What you are asked to do: Quote all of the data that follows exactly as written, skipping the images.

□ □ □ □ □

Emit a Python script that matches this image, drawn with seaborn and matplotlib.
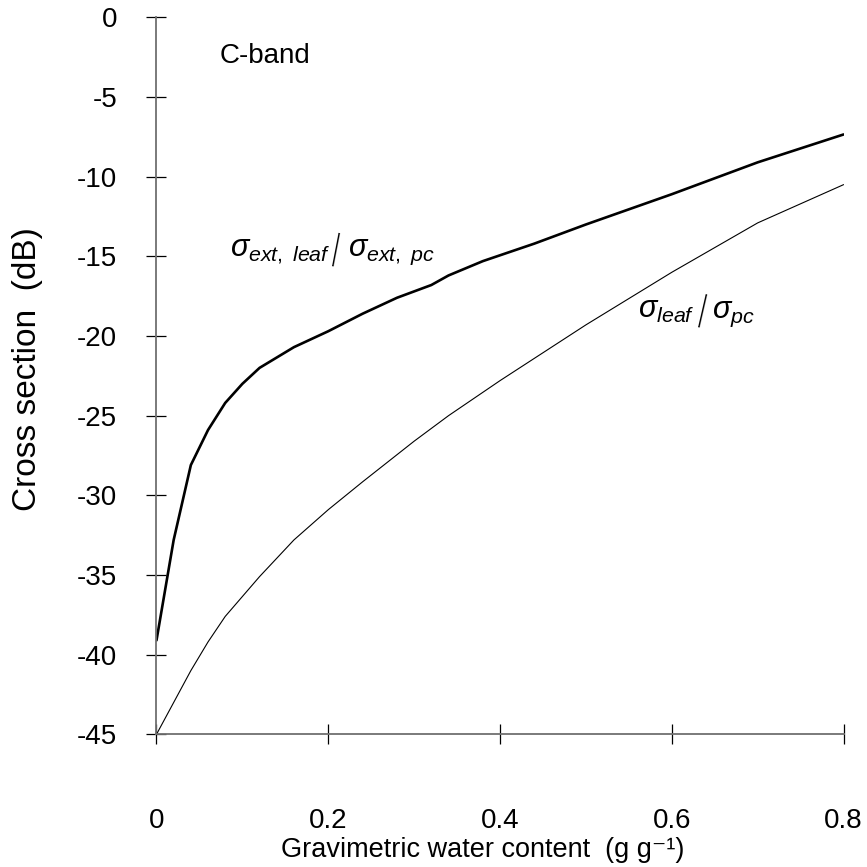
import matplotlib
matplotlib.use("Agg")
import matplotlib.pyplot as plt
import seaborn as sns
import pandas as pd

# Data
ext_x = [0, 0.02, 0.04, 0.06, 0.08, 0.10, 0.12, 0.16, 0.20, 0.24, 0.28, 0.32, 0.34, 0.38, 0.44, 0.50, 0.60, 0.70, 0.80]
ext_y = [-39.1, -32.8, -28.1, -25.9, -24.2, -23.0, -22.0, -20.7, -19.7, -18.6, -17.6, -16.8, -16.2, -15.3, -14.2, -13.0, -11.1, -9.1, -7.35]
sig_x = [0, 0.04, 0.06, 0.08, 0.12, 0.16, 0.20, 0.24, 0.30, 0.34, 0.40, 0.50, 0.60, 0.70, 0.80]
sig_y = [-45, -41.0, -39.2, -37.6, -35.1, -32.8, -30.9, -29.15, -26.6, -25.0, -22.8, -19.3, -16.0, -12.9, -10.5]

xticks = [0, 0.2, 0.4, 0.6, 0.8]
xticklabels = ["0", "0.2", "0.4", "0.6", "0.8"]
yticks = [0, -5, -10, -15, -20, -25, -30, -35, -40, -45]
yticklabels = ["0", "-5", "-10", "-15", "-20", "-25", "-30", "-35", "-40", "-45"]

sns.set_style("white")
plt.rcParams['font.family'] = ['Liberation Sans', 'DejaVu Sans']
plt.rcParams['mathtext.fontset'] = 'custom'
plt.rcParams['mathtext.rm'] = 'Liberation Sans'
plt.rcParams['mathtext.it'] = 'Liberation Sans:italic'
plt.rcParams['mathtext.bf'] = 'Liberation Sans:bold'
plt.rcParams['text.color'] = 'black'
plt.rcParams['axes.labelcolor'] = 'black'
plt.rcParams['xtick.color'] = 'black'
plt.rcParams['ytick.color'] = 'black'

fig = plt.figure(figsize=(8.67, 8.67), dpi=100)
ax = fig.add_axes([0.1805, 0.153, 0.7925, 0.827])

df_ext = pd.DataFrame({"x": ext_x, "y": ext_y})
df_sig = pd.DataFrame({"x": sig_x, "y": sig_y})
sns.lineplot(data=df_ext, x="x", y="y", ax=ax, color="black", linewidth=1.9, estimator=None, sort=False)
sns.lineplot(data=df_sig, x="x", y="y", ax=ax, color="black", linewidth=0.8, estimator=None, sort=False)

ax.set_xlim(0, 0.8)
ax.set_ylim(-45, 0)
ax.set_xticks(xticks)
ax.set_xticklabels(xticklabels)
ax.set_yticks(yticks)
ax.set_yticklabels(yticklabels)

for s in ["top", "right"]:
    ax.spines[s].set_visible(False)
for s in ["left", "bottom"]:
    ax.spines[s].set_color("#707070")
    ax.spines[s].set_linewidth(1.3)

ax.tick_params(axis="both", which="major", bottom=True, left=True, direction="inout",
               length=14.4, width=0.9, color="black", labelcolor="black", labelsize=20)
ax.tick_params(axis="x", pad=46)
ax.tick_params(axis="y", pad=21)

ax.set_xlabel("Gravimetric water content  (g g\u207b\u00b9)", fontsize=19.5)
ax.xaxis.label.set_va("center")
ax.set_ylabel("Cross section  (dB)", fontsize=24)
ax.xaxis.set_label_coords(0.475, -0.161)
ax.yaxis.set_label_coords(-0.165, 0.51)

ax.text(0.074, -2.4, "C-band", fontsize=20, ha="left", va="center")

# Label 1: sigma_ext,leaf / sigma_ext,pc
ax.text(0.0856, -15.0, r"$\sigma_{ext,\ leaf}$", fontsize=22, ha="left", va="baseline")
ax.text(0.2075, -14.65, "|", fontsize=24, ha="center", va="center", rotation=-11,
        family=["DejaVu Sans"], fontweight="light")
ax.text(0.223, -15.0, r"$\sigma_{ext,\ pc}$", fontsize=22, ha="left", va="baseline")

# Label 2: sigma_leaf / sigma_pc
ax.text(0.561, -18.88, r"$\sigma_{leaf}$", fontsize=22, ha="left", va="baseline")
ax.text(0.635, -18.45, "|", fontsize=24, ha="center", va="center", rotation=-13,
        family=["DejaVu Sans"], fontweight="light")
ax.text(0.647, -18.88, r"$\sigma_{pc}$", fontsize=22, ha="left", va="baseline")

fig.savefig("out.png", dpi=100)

□ □ □ □ □

The reply:
Emit a Python script that matches this image, drawn with seaborn and matplotlib.
import matplotlib
matplotlib.use("Agg")
import matplotlib.pyplot as plt
import seaborn as sns
import pandas as pd

# Data
ext_x = [0, 0.02, 0.04, 0.06, 0.08, 0.10, 0.12, 0.16, 0.20, 0.24, 0.28, 0.32, 0.34, 0.38, 0.44, 0.50, 0.60, 0.70, 0.80]
ext_y = [-39.1, -32.8, -28.1, -25.9, -24.2, -23.0, -22.0, -20.7, -19.7, -18.6, -17.6, -16.8, -16.2, -15.3, -14.2, -13.0, -11.1, -9.1, -7.35]
sig_x = [0, 0.04, 0.06, 0.08, 0.12, 0.16, 0.20, 0.24, 0.30, 0.34, 0.40, 0.50, 0.60, 0.70, 0.80]
sig_y = [-45, -41.0, -39.2, -37.6, -35.1, -32.8, -30.9, -29.15, -26.6, -25.0, -22.8, -19.3, -16.0, -12.9, -10.5]

xticks = [0, 0.2, 0.4, 0.6, 0.8]
xticklabels = ["0", "0.2", "0.4", "0.6", "0.8"]
yticks = [0, -5, -10, -15, -20, -25, -30, -35, -40, -45]
yticklabels = ["0", "-5", "-10", "-15", "-20", "-25", "-30", "-35", "-40", "-45"]

sns.set_style("white")
plt.rcParams['font.family'] = ['Liberation Sans', 'DejaVu Sans']
plt.rcParams['mathtext.fontset'] = 'custom'
plt.rcParams['mathtext.rm'] = 'Liberation Sans'
plt.rcParams['mathtext.it'] = 'Liberation Sans:italic'
plt.rcParams['mathtext.bf'] = 'Liberation Sans:bold'
plt.rcParams['text.color'] = 'black'
plt.rcParams['axes.labelcolor'] = 'black'
plt.rcParams['xtick.color'] = 'black'
plt.rcParams['ytick.color'] = 'black'

fig = plt.figure(figsize=(8.67, 8.67), dpi=100)
ax = fig.add_axes([0.1805, 0.153, 0.7925, 0.827])

df_ext = pd.DataFrame({"x": ext_x, "y": ext_y})
df_sig = pd.DataFrame({"x": sig_x, "y": sig_y})
sns.lineplot(data=df_ext, x="x", y="y", ax=ax, color="black", linewidth=1.9, estimator=None, sort=False)
sns.lineplot(data=df_sig, x="x", y="y", ax=ax, color="black", linewidth=0.8, estimator=None, sort=False)

ax.set_xlim(0, 0.8)
ax.set_ylim(-45, 0)
ax.set_xticks(xticks)
ax.set_xticklabels(xticklabels)
ax.set_yticks(yticks)
ax.set_yticklabels(yticklabels)

for s in ["top", "right"]:
    ax.spines[s].set_visible(False)
for s in ["left", "bottom"]:
    ax.spines[s].set_color("#707070")
    ax.spines[s].set_linewidth(1.3)

ax.tick_params(axis="both", which="major", bottom=True, left=True, direction="inout",
               length=14.4, width=0.9, color="black", labelcolor="black", labelsize=20)
ax.tick_params(axis="x", pad=46)
ax.tick_params(axis="y", pad=21)

ax.set_xlabel("Gravimetric water content  (g g\u207b\u00b9)", fontsize=19.5)
ax.xaxis.label.set_va("center")
ax.set_ylabel("Cross section  (dB)", fontsize=24)
ax.xaxis.set_label_coords(0.475, -0.161)
ax.yaxis.set_label_coords(-0.165, 0.51)

ax.text(0.074, -2.4, "C-band", fontsize=20, ha="left", va="center")

# Label 1: sigma_ext,leaf / sigma_ext,pc
ax.text(0.0856, -15.0, r"$\sigma_{ext,\ leaf}$", fontsize=22, ha="left", va="baseline")
ax.text(0.2075, -14.65, "|", fontsize=24, ha="center", va="center", rotation=-11,
        family=["DejaVu Sans"], fontweight="light")
ax.text(0.223, -15.0, r"$\sigma_{ext,\ pc}$", fontsize=22, ha="left", va="baseline")

# Label 2: sigma_leaf / sigma_pc
ax.text(0.561, -18.88, r"$\sigma_{leaf}$", fontsize=22, ha="left", va="baseline")
ax.text(0.635, -18.45, "|", fontsize=24, ha="center", va="center", rotation=-13,
        family=["DejaVu Sans"], fontweight="light")
ax.text(0.647, -18.88, r"$\sigma_{pc}$", fontsize=22, ha="left", va="baseline")

fig.savefig("out.png", dpi=100)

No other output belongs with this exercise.